HEIF is actually very closely related to MP4 (or really, the ISO Base Media File Format (BMFF); and historically, QuickTime which is what they are both based on).

You are right -- the main difference is that BMFF was originally designed for time-based media (video, audio) but isn't in itself well suited towards media that isn't time based, like images and their associated metadata (e.g. Exif).

HEIF extends the ISO BMFF so that you can have untimed media -- one or more photos, a collection -- or even mixed media comprising both untimed and timed media. Apple's live photo is a good example of mixed media, comprising a photo and a video.

But the HEIF container format goes so much further. You could have image sequences -- for example a higher-quality version of Animated GIF (using I-frames only, or P/B for more compression) with looping -- tiling, auxiliary images like depth maps and alpha channels, or even stereo images with a left and right channel.

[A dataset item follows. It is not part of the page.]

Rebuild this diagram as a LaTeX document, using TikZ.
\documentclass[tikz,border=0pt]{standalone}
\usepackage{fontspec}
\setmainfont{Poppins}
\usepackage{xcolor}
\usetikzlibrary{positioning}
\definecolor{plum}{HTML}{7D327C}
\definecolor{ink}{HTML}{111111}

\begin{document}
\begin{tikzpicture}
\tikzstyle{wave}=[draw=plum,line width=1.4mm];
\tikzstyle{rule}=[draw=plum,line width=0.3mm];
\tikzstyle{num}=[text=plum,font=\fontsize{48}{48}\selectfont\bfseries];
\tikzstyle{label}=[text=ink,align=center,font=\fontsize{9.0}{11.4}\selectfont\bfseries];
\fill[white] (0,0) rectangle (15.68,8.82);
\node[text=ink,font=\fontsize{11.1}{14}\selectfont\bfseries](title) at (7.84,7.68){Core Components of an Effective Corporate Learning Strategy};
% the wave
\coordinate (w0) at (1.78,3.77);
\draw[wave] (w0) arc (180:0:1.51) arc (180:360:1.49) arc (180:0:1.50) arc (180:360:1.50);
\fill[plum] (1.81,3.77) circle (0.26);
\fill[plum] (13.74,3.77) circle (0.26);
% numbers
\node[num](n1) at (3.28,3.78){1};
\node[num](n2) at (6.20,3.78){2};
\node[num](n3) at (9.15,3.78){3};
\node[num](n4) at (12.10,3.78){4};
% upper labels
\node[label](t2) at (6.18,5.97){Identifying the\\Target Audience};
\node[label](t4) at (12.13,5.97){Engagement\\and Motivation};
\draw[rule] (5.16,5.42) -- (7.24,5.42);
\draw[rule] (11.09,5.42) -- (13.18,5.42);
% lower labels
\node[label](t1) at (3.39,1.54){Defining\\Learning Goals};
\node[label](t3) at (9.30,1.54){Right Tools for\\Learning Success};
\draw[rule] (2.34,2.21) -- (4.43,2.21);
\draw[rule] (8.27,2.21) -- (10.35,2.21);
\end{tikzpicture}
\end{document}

Though originally HEIF came out of the HEVC standards track, hence the words "High Efficiency" in the name, it was later extended to include other codecs like JPEG, AVC. There's no reason it couldn't be extended to include VP9, PNG, or any other codec.

Think of HEIF as a versatile, extensible, standardized container format. The media coding scheme is separable. This is a big deal for the future of image/media coding because we're no-longer locked into "yet another format" that's tied to the codec. With the ISO BMFF box model, HEIF can grow to adapt new constructs and codecs for some generations to come.

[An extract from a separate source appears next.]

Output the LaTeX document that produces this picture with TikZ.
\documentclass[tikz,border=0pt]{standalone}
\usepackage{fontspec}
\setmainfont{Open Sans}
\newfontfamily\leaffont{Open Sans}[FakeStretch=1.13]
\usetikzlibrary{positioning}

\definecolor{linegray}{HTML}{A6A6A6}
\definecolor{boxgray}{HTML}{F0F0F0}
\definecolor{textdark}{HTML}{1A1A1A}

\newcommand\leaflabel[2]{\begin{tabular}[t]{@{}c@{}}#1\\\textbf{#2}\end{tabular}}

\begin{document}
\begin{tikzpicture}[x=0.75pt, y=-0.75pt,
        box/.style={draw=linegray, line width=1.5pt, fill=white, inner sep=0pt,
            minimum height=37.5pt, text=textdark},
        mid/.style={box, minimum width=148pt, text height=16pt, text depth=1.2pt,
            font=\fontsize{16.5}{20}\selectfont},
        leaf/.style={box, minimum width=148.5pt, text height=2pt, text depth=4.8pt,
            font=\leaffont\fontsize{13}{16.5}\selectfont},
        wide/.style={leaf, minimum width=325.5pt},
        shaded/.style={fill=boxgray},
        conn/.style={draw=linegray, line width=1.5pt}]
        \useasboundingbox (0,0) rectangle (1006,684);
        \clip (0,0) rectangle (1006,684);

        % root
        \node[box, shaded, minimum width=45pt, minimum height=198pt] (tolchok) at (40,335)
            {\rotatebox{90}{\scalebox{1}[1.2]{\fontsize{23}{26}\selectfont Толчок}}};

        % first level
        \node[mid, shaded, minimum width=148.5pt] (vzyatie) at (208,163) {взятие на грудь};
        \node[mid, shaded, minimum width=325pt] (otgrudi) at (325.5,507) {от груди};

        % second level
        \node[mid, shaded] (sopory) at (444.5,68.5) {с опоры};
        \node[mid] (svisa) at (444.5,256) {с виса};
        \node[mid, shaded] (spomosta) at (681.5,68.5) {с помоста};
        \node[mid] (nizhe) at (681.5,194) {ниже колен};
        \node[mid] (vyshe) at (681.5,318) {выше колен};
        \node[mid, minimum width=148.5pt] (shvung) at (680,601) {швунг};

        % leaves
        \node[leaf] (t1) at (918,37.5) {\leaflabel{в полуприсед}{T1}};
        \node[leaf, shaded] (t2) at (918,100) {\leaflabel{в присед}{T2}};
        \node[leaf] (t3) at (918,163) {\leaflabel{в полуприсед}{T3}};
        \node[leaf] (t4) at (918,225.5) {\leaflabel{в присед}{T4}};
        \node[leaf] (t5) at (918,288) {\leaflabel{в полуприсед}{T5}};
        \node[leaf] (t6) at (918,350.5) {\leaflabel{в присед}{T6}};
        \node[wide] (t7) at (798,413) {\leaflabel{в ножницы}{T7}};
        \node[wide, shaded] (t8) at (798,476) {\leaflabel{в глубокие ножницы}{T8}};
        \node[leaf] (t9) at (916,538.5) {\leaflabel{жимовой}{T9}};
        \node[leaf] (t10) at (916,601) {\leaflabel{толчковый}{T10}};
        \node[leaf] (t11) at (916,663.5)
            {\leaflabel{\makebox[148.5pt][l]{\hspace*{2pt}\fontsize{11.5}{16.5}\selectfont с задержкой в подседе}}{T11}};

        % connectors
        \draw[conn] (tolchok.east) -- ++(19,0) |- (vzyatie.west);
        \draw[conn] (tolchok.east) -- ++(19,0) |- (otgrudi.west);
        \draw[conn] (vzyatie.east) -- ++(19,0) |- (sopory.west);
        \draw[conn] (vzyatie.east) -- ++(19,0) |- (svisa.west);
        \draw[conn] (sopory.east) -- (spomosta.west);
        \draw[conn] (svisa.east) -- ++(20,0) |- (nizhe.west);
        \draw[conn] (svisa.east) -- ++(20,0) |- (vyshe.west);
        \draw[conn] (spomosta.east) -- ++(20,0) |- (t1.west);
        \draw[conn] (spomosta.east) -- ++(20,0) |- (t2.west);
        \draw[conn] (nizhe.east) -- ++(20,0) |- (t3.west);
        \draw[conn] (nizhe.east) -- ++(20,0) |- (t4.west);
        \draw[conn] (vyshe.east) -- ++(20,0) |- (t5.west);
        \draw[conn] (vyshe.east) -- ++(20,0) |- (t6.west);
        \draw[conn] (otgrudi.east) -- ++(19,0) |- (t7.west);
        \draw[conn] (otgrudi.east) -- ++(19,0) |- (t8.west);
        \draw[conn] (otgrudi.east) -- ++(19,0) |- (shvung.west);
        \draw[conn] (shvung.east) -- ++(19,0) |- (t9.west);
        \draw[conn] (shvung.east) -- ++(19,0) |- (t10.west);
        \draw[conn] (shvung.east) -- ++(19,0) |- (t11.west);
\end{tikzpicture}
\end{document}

> Think of HEIF as a versatile, extensible, standardized container format. The media coding scheme is separable. This is a big deal for the future of image/media coding because we're no-longer locked into "yet another format" that's tied to the codec.

There were similar approaches in the past and they failed. Electronic Art's IFF, or later TIFF, were also designed as extensible containers. The vast majority of the software handling these formats handles only the most popular codecs, the fringe one pushing it forward will get ignored.